I had been single for six months before I decided to activate my Tinder account within Nunavut’s borders. I had always been apprehensive of online dating, especially in the North, not only because of the fresh shame of disclosing to the world that I was single and looking, but because of who I would be admitting that to. I lived in Nunavut for over 8 years. I knew everyone.
Embarking into the world of online dating in Nunavut feels a little like asking someone to take pity on you than to genuinely consider you for a relationship. It’s like inviting your sister to prom. If you’ve been in the territory for any amount of time, you already know everyone else on the site, sometimes too well. You know their stories, their history, their families, and likely have personal experiences with them already. Likewise, they know all the same things about you. We can’t date! I saw you do that thing that one time!
Within minutes of activating Tinder, my fears were confirmed. Three of the first four people I was introduced to were already my Facebook friends. The moment the first connection appeared, I freaked out and tried to disable my phone and rip the battery out. My friend would know I was lonely and desperate! Abort! Abort! But hey - they were on the site, too. So, we were both lonely and desperate. We were in this together, whatever this was.
In addition to your neighbours and friends, there are the temporary contractors, people who are likely in Iqaluit for a week and don’t realize their phones are broadcasting their romantic availability to the select few of us willing to look. Tinder is unique in that it requires an advanced smartphone and faith in the stability of the Iqaluit cell system. As such the number of people actually using it is limited. How limited? It took about one minute of browsing before the familiar, “There are no more matches in your area” screen appeared. After about eight profiles, my foray into Tinder ended. I had been matched with no one, be it an acquaintance or a stranger.
Now Tinder is not the only option when it comes to online dating in Nunavut. You can literally cater your tastes to whatever it is you’re looking for. Nunavummiut are represented across the spectrum of dating possibilities. Match.com features a number of available Nunavummiut looking for more serious commitments, and OK Cupid does the same for Nunavummiut on a budget.
Looking for casual sex, or do you just want to see a bunch of Nunavummiut penises? Adult Friend Finder is your hookup. If you cater to specific fetishes, Nunavummiut are out in droves on Fetlife, an online kink community. You’re unlikely to see any faces or real names on these hookup sites - unless you recognize someone’s naked body or alias.

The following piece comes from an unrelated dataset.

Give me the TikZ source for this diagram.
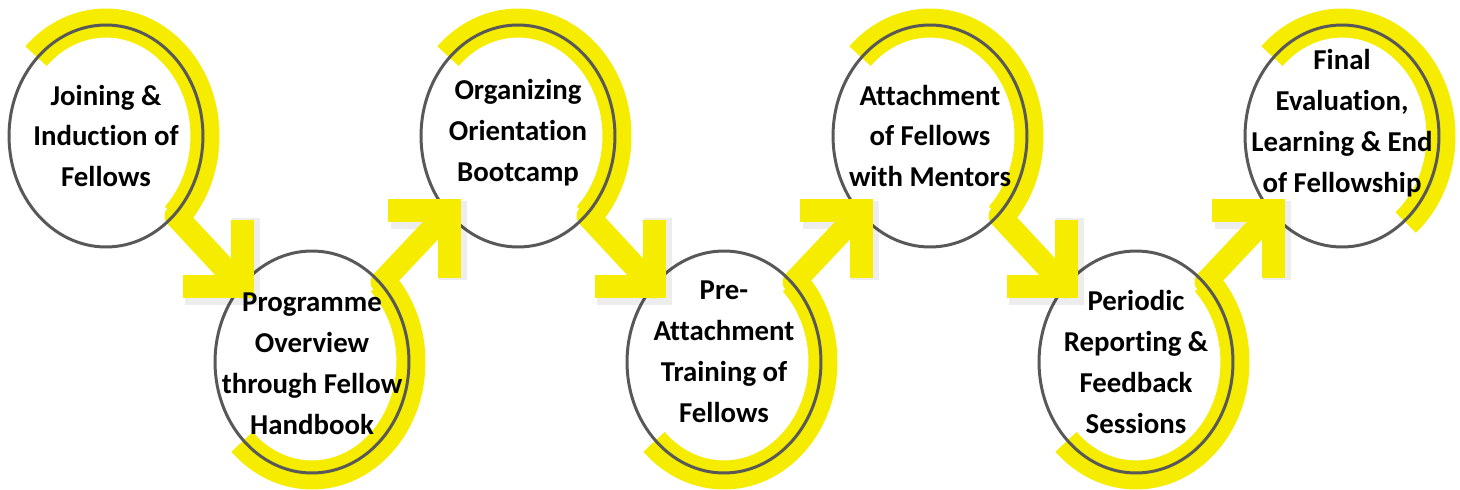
\documentclass[tikz,border=0pt]{standalone}
\usepackage{fontspec}
\setmainfont[Ligatures=NoCommon]{Carlito}
\usetikzlibrary{shapes.geometric,calc}
\definecolor{ylw}{RGB}{245,236,0}
\definecolor{ringc}{RGB}{88,88,88}
\begin{document}
\begin{tikzpicture}[x=0.02cm,y=0.02cm,
  ring/.style={draw=ringc, line width=1.7pt, ellipse, minimum width=3.88cm, minimum height=4.44cm, inner sep=0pt},
  band/.style={draw=ylw, line width=0.58cm},
  shaft/.style={draw=ylw, line width=0.46cm, line cap=round},
  head/.style={draw=ylw, line width=0.46cm, line join=miter, line cap=butt},
  headshadow/.style={draw=black, opacity=0.07, line width=0.56cm, line join=miter, line cap=butt},
  lbl/.style={font=\bfseries\fontsize{16.4}{23.3}\selectfont, align=center, inner sep=0pt, text=black}]
\fill[white] (0,0) rectangle (1460,490);
\useasboundingbox (0,0) rectangle (1460,490);
\coordinate (p1) at (106,354);
\coordinate (p2) at (312,128);
\coordinate (p3) at (518,354);
\coordinate (p4) at (724,128);
\coordinate (p5) at (930,354);
\coordinate (p6) at (1136,128);
\coordinate (p7) at (1342,354);
% step 7
\draw[band] (p7) ++(135:1.98cm and 2.26cm) arc[start angle=135, end angle=-50, x radius=1.98cm, y radius=2.26cm];
\node[ring] (c7) at (p7) {};
% step 6 (bottom)
\draw[band] (p6) ++(45:1.98cm and 2.26cm) arc[start angle=45, end angle=-135, x radius=1.98cm, y radius=2.26cm];
\draw[headshadow] ($(p6)+(79,147)$) -- ($(p6)+(141,147)$) -- ($(p6)+(141,82)$);
\draw[shaft] ($(p6)+(70,80)$) -- ($(p6)+(137,151)$);
\draw[head] ($(p6)+(76,151)$) -- ($(p6)+(137,151)$) -- ($(p6)+(137,84)$);
\node[ring] (c6) at (p6) {};
% step 5 (top)
\draw[band] (p5) ++(135:1.98cm and 2.26cm) arc[start angle=135, end angle=-45, x radius=1.98cm, y radius=2.26cm];
\draw[headshadow] ($(p5)+(140,-82)$) -- ($(p5)+(140,-155)$) -- ($(p5)+(79,-155)$);
\draw[shaft] ($(p5)+(70,-80)$) -- ($(p5)+(136,-151)$);
\draw[head] ($(p5)+(136,-84)$) -- ($(p5)+(136,-151)$) -- ($(p5)+(77,-151)$);
\node[ring] (c5) at (p5) {};
% step 4 (bottom)
\draw[band] (p4) ++(45:1.98cm and 2.26cm) arc[start angle=45, end angle=-135, x radius=1.98cm, y radius=2.26cm];
\draw[headshadow] ($(p4)+(79,147)$) -- ($(p4)+(141,147)$) -- ($(p4)+(141,82)$);
\draw[shaft] ($(p4)+(70,80)$) -- ($(p4)+(137,151)$);
\draw[head] ($(p4)+(76,151)$) -- ($(p4)+(137,151)$) -- ($(p4)+(137,84)$);
\node[ring] (c4) at (p4) {};
% step 3 (top)
\draw[band] (p3) ++(135:1.98cm and 2.26cm) arc[start angle=135, end angle=-45, x radius=1.98cm, y radius=2.26cm];
\draw[headshadow] ($(p3)+(140,-82)$) -- ($(p3)+(140,-155)$) -- ($(p3)+(79,-155)$);
\draw[shaft] ($(p3)+(70,-80)$) -- ($(p3)+(136,-151)$);
\draw[head] ($(p3)+(136,-84)$) -- ($(p3)+(136,-151)$) -- ($(p3)+(77,-151)$);
\node[ring] (c3) at (p3) {};
% step 2 (bottom)
\draw[band] (p2) ++(45:1.98cm and 2.26cm) arc[start angle=45, end angle=-135, x radius=1.98cm, y radius=2.26cm];
\draw[headshadow] ($(p2)+(79,147)$) -- ($(p2)+(141,147)$) -- ($(p2)+(141,82)$);
\draw[shaft] ($(p2)+(70,80)$) -- ($(p2)+(137,151)$);
\draw[head] ($(p2)+(76,151)$) -- ($(p2)+(137,151)$) -- ($(p2)+(137,84)$);
\node[ring] (c2) at (p2) {};
% step 1 (top)
\draw[band] (p1) ++(135:1.98cm and 2.26cm) arc[start angle=135, end angle=-45, x radius=1.98cm, y radius=2.26cm];
\draw[headshadow] ($(p1)+(140,-82)$) -- ($(p1)+(140,-155)$) -- ($(p1)+(79,-155)$);
\draw[shaft] ($(p1)+(70,-80)$) -- ($(p1)+(136,-151)$);
\draw[head] ($(p1)+(136,-84)$) -- ($(p1)+(136,-151)$) -- ($(p1)+(77,-151)$);
\node[ring] (c1) at (p1) {};
% labels
\node[lbl] (t1) at ($(c1.center)+(0,0)$) {Joining \&\\Induction of\\Fellows};
\node[lbl] (t2) at ($(c2.center)+(0,-2)$) {Programme\\Overview\\through Fellow\\Handbook};
\node[lbl] (t3) at ($(c3.center)+(0,3)$) {Organizing\\Orientation\\Bootcamp};
\node[lbl] (t4) at ($(c4.center)+(0,10)$) {Pre-\\Attachment\\Training of\\Fellows};
\node[lbl] (t5) at ($(c5.center)+(0,0)$) {Attachment\\of Fellows\\with Mentors};
\node[lbl] (t6) at ($(c6.center)+(0,0)$) {Periodic\\Reporting \&\\Feedback\\Sessions};
\node[lbl] (t7) at ($(c7.center)+(0,13)$) {Final\\Evaluation,\\Learning \& End\\of Fellowship};
\end{tikzpicture}
\end{document}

The disadvantages to using online dating in Nunavut are really no different than the disadvantages of dating in Nunavut, period. The selection of potential partners is limited, as is any real privacy beyond the walls of your computer. We often end up all working together, so if anything goes wrong online, you’re literally going to have to live with it IRL. And lets not even mention the chance of actually getting matched with your sister, cousin, aunt, or teacher - something I didn’t really have to worry about, but I imagine can and does happen to other Nunavummiut online.
While there are some obvious disadvantages to relying on the Internet for emotional or physical connections, there are some interesting advantages, especially in Nunavut. First of all, dating sites are full of fake accounts, specifically ones targeted at men with women who are “too good to be true” and ask their matches to visit an external site and enter their credit card information.
Now, there is no questioning which accounts are fake and which are real in Nunavut. If someone just wants to connect over drinks in a dry community, see a movie, or take long walks on the beach, they probably don’t live in Nunavut and quite possibly don’t even exist. On the other hand, if you see an Inuktitut word thrown in there and maybe a sealfie, you’re likely looking at a legit Nuna profile.
Online dating in Nunavut also allows users to get one step away from the vicious gossip cycles that plague most small communities. As many Nunavummiut are testing the waters with online dating, the vast majority of us aren’t. That leaves some amount of privacy as you and potential partners can explore your similarities and differences without your real-life community watching and judging.
One of the biggest barriers I’ve personally had to overcome entering singlehood in Nunavut is the notion that there is something wrong with seeking out companionship online. But in order for someone to judge you, they’d have to be scrolling through the same list of profiles on the same dating site, right?
It’s kind of like catching someone with their eyes open during the dinner prayer. Doesn’t that mean you also had your eyes open, and shouldn’t we all just look out for each other?
Online dating is, at the end of the day, not as big a deal as I had made it out to be initially. As much as putting yourself online to seek companionship can be intimidating, it is as terrifying for you as it is for everyone else doing it. It takes guts to say “I’m lonely," especially in a community where everyone knows yours business. And, there is an unspoken understanding that what happens online, stays online, so, if (when) you do see someone you know on a dating site, it may be an opportunity to approach him or her in a way you couldn’t before. If my experience with online dating in Nunavut has taught me anything, it's that finding romance is universally complicated, but wholeheartedly worth it once you find that someone who could be the tinder for your fire.